Michel Chambon, Boston University
Chinese Christians in Nanping City: Five Denominations, One Ecumenism
This paper presents the various types of relationships among five different and official Christian Churches in Nanping City, China. The presentation explores how these Churches relate to each other, and still create and secure distinctive markers. After providing an historical review that starts at the end of the Ming dynasty and goes all the way to the early 2000s, I describe through various angles the current situation of these five denominations and their mutual relations. Applying a material approach to religious studies, I uncover and discuss how Nanping Christians negotiate their own model of Christian ecumenism in the Xi Jinping area, and how this distinct model questions more widespread theological and ecclesiological approaches.

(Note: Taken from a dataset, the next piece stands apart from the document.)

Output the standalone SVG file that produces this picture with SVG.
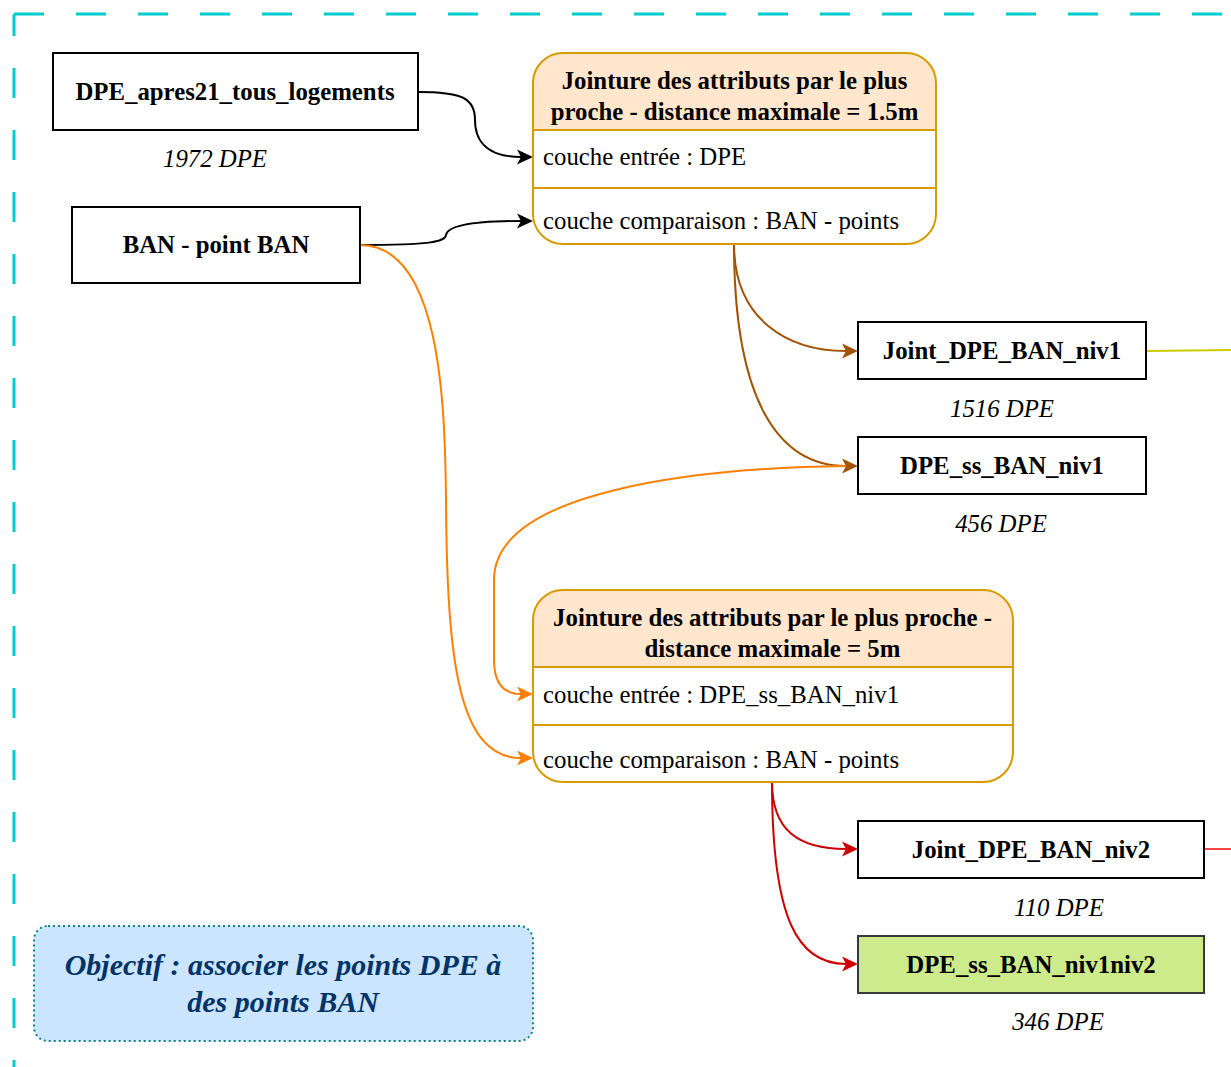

Sheng-Ping Guo, University of Toronto
Chinese and Sinophone Practice in Identity Negotiating: The Case of Bread of Life Christian Church, 1942-2017
Sinophone is an analytic framework to provide an alternative to the traditional Chinese studies on “minority Chinese,” ‘‘Chinese diaspora,’’ and ‘‘Chineseness’’ in marginal Sinitic-language communities and entities. The concept of the sinophone is important for my study of Chinese Christianity spreading to world, because the typical “sect” of the indigenous Chinese Christianity — Bread of Life Christian Church (Ling Liang Tang) — was established in Shanghai but exiled to post–World War II Hong Kong in 1949 and Taipei in 1954. It was marginalized as religion in China, and as geographical and psychic space for “Chinese” nostalgia and for Christian faith, by sinophone people worldwide. My paper argues that the accommodating story of Ling Liang Tang to local global context from 1942 to 2017 illuminated its believer’s “negotiating hybrid identity” and its sinophone Christian practice among the trans-formative powers of multilingualism, multiculturalism, post-colonialism, ethnicity, immigration, nation-state, sojourning, and beyond.